An election is the only way to guarantee stability and certainty, May said on 18 April. She argued that the opposition she faced both in the House of Commons and in the Lords would tie her hands in the negotiations with the EU, and that she is not prepared to allow her opponents to jeopardise the Brexit negotiations.
She challenged the other parties to accept the early election (the Fixed-Term Parliaments act stipulates that parliament needs to vote on it with a two-thirds majority), and the Labour Party’s Jeremy Corbyn has agreed.
May had consistently ruled out a snap election since she became PM. However, with a parliamentary majority of only 17 and party discipline not as strong as in other European countries, May may have foreseen difficult negotiations ahead.
She got a taste of it during the drafting of the Article 50 bill, when both the House of Commons and the House of Lords initially demanded to have a vote on the final deal and the right to be informed about the state of negotiations. While she won those battles, it seems clear she does not favour active and engaged involvement and scrutiny of parliament in the Brexit negotiations.
The opposition parties are in disarray. Labour’s leader Jeremy Corbyn is very contested among Labour supporters and is not seen as a potential competent PM--and on economic policy governance Labour is not seen as doing well either.
UKIP’s new leader is contested internally and currently the party struggles to remain relevant. The Lib Dems are the party which advocates for the UK staying in the EU single market, but its leader has been said to lack charisma; furthermore, the Lib Dems still suffer from the loss of credibility from the coalition government with the Tories.
Conversely, the Tories are riding high on their approval ratings. Hardline Tory Brexiters however keep pushing the PM for a hard Brexit. An election would strengthen her personal mandate for the Brexit she envisages, which she has been lacking so far.

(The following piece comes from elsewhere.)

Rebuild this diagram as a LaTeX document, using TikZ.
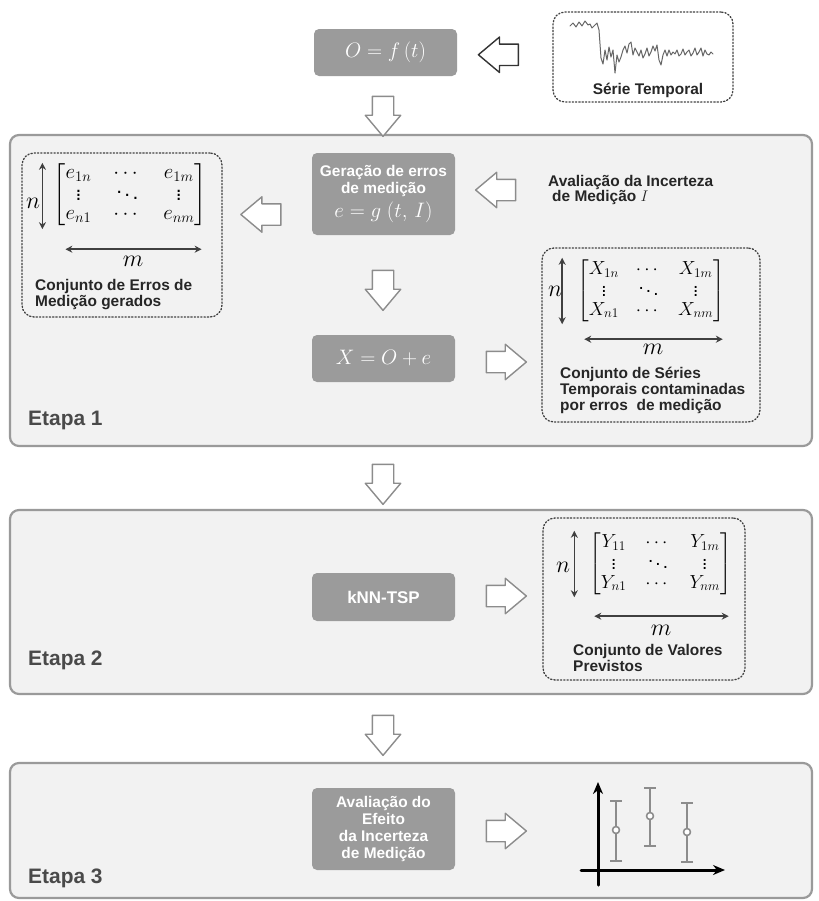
\RequirePackage{fix-cm}
\documentclass[tikz,border=0pt]{standalone}
\usepackage{amsmath}
\usepackage{fontspec}
\setmainfont{Liberation Sans}
\usetikzlibrary{shapes.arrows,arrows.meta,positioning,calc}

\definecolor{boxgray}{HTML}{9B9B9B}
\definecolor{panelfill}{HTML}{F2F2F2}
\definecolor{panelline}{HTML}{9A9A9A}
\definecolor{arrowgray}{HTML}{8C8C8C}
\definecolor{labelgray}{HTML}{4A4A4A}

\tikzset{
  procbox/.style={fill=boxgray, rounded corners=5bp, text=white, align=center,
    font=\bfseries\fontsize{15.5}{17}\selectfont, minimum width=143bp, inner sep=2bp},
  panel/.style={draw=panelline, line width=2.2bp, fill=panelfill, rounded corners=9bp},
  dotbox/.style={draw=black!75, dotted, line width=1.3bp, rounded corners=12bp},
  blockarrow/.style={single arrow, draw=arrowgray, fill=white, line width=1.4bp,
    minimum width=34bp, minimum height=40bp, single arrow head extend=7bp,
    single arrow tip angle=80, inner sep=10bp},
  dimarrow/.style={{Stealth[length=7bp,width=7bp]}-{Stealth[length=7bp,width=7bp]},
    draw=black!75, line width=1.4bp},
  dimlabel/.style={font=\fontsize{24}{24}\selectfont, inner sep=0bp},
  matnode/.style={font=\fontsize{21}{19}\selectfont, inner sep=0bp},
  caption/.style={font=\bfseries\fontsize{15.5}{16}\selectfont, align=left,
    anchor=north west, inner sep=0bp, text=black!85},
  steplabel/.style={font=\bfseries\fontsize{21}{22}\selectfont, text=labelgray,
    anchor=west, inner sep=0bp},
  errbar/.style={draw=arrowgray, line width=2bp,
    {Bar[width=12bp,line width=2bp]}-{Bar[width=12bp,line width=2bp]}},
  errpt/.style={circle, draw=arrowgray, fill=white, line width=1.6bp,
    minimum size=7bp, inner sep=0bp}
}

\begin{document}
\begin{tikzpicture}[x=1bp, y=-1bp, line join=round, line cap=round]
\useasboundingbox (0,0) rectangle (819,901);

% panels
\draw[panel] (10,135) rectangle (812,446);
\draw[panel] (10,510) rectangle (812,694);
\draw[panel] (10,763) rectangle (812,898);
\node[steplabel] (etapa1) at (28,420) {Etapa 1};
\node[steplabel] (etapa2) at (28,660) {Etapa 2};
\node[steplabel] (etapa3) at (28,878) {Etapa 3};

% topo
\node[procbox, minimum height=47bp, font=\fontsize{21}{22}\selectfont] (obs) at (385.5,52.5) {$O = f\,(t)$};
\node[dotbox, minimum width=180bp, minimum height=90bp] (serie) at (643,57) {};
\draw[black!60, line width=1bp] plot coordinates {(570,26) (573,23) (576,27) (579,22) (582,26) (585,21) (588,25) (590,24) (592,28) (594,26) (597,23) (599,30) (601,58) (603,64) (605,50) (607,60) (609,47) (611,57) (613,50) (615,73) (617,55) (619,62) (621,57) (623,50) (625,46) (627,53) (629,44) (631,42) (633,55) (635,48) (637,52) (639,56) (641,50) (643,58) (645,54) (647,48) (649,56) (651,52) (653,46) (655,51) (657,45) (659,60) (661,65) (663,55) (665,50) (667,56) (669,50) (671,55) (673,52) (675,54) (677,50) (679,56) (681,54) (683,49) (685,55) (687,52) (689,50) (691,56) (693,53) (695,48) (697,55) (699,52) (701,48) (703,56) (705,50) (707,54) (709,55) (711,52) (713,54)};
\node[caption, anchor=center] (serietxt) at (648,90) {Série Temporal};
\node[blockarrow, draw=black!80, shape border rotate=180] (a0) at ($(serie.west)!0.5!(obs.east)$) {};
\node[blockarrow, shape border rotate=270] (d0) at (383,110) {};

% etapa 1
\node[procbox, minimum height=82bp] (gera) at (383.5,194) {Geração de erros\\de medição\\[5bp]{\fontsize{21}{22}\selectfont$e = g\;(t,\,I)$}};
\node[caption, anchor=west] (incert) at (548,190) {Avaliação da Incerteza\\\hspace{4bp}de Medição $I$};
\node[blockarrow, shape border rotate=180] (a2) at (502,190) {};

\node[dotbox, minimum width=200bp, minimum height=164bp] (ebox) at (122,235) {};
\node[matnode] (emat) at (130,195) {$\setlength\arraycolsep{11bp}\begin{bmatrix} e_{1n} & \cdots & e_{1m}\\ \vdots & \ddots & \vdots\\ e_{n1} & \cdots & e_{nm}\end{bmatrix}$};
\draw[dimarrow] ([xshift=-11bp,yshift=1bp]emat.north west) -- ([xshift=-11bp,yshift=-3bp]emat.south west);
\draw[dimarrow] ([xshift=12bp,yshift=-23bp]emat.south west) -- ([xshift=-5bp,yshift=-23bp]emat.south east);
\node[dimlabel] (en) at (33,203) {$n$};
\node[dimlabel] (em) at (133,261) {$m$};
\node[caption] (etxt) at (35,279) {Conjunto de Erros de\\Medição gerados};
\node[blockarrow, shape border rotate=180] (a1) at ($(ebox.east)!0.5!(gera.west)$ |- gera) {};

\node[blockarrow, shape border rotate=270] (d1) at (383,284) {};
\node[procbox, minimum height=47bp, font=\fontsize{21}{22}\selectfont] (soma) at (383.5,358.5) {$X = O + e$};

\node[dotbox, minimum width=218bp, minimum height=174bp] (xbox) at (651,335) {};
\node[matnode, font=\fontsize{19}{19}\selectfont] (xmat) at (651,291) {$\setlength\arraycolsep{8.5bp}\begin{bmatrix} X_{1n} & \cdots & X_{1m}\\ \vdots & \ddots & \vdots\\ X_{n1} & \cdots & X_{nm}\end{bmatrix}$};
\draw[dimarrow] ([xshift=-15bp,yshift=2bp]xmat.north west) -- ([xshift=-15bp,yshift=-2bp]xmat.south west);
\draw[dimarrow] ([xshift=7bp,yshift=-17bp]xmat.south west) -- ([xshift=-2bp,yshift=-17bp]xmat.south east);
\node[dimlabel] (xn) at (555,291) {$n$};
\node[dimlabel] (xm) at (653,349) {$m$};
\node[caption] (xtxt) at (560,367) {Conjunto de Séries\\Temporais contaminadas\\por erros\ \ de medição};
\node[blockarrow] (a3) at (500,362) {};

% etapa 2
\node[blockarrow, shape border rotate=270] (d2) at (383,478) {};
\node[procbox, minimum height=48bp, font=\bfseries\fontsize{17}{18}\selectfont] (knn) at (383.5,597) {kNN-TSP};
\node[dotbox, minimum width=202bp, minimum height=162bp] (ybox) at (644,599) {};
\node[matnode, font=\fontsize{19}{19}\selectfont] (ymat) at (660.5,564) {$\setlength\arraycolsep{9.5bp}\begin{bmatrix} Y_{11} & \cdots & Y_{1m}\\ \vdots & \ddots & \vdots\\ Y_{n1} & \cdots & Y_{nm}\end{bmatrix}$};
\draw[dimarrow] ([xshift=-15bp,yshift=2bp]ymat.north west) -- ([xshift=-15bp,yshift=-2bp]ymat.south west);
\draw[dimarrow] ([xshift=5bp,yshift=-21bp]ymat.south west) -- ([xshift=-3bp,yshift=-21bp]ymat.south east);
\node[dimlabel] (yn) at (563,567) {$n$};
\node[dimlabel] (ym) at (661,630) {$m$};
\node[caption] (ytxt) at (573,644) {Conjunto de Valores\\Previstos};
\node[blockarrow] (a4) at (500,596) {};

% etapa 3
\node[blockarrow, shape border rotate=270] (d3) at (383,729) {};
\node[procbox, minimum height=82bp] (efeito) at (383.5,829) {Avaliação do\\Efeito\\da Incerteza\\de Medição};
\node[blockarrow] (a5) at (500,831) {};
\coordinate (orig) at (598,870);
\draw[-{Stealth[length=12bp,width=10bp]}, line width=3bp] ([yshift=-15bp]orig) -- (598,782);
\draw[-{Stealth[length=12bp,width=10bp]}, line width=3bp] ([xshift=-17bp]orig) -- (725,870);
\draw[errbar] (616,800) -- (616,862);
\draw[errbar] (650,787) -- (650,847);
\draw[errbar] (687,802) -- (687,863);
\node[errpt] (p1) at (616,830) {};
\node[errpt] (p2) at (650,816) {};
\node[errpt] (p3) at (687,832) {};
\end{tikzpicture}
\end{document}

Looking at the polls and the internal party struggles, Prof. Tim Bale from Queen Mary University had already argued in September 2016 that:
“She will engineer a contest in the spring or early summer of next year--before the economy begins palpably to slow down, before the continuing squeeze on the NHS makes waiting lists and times even longer--and before Labour can dump Jeremy Corbyn. And even if she waits until 2020, she’ll still win. But if she goes sooner, she stands a chance of achieving the sort of majority that the Conservatives have only been able to dream about for 30 years. Carpe diem!”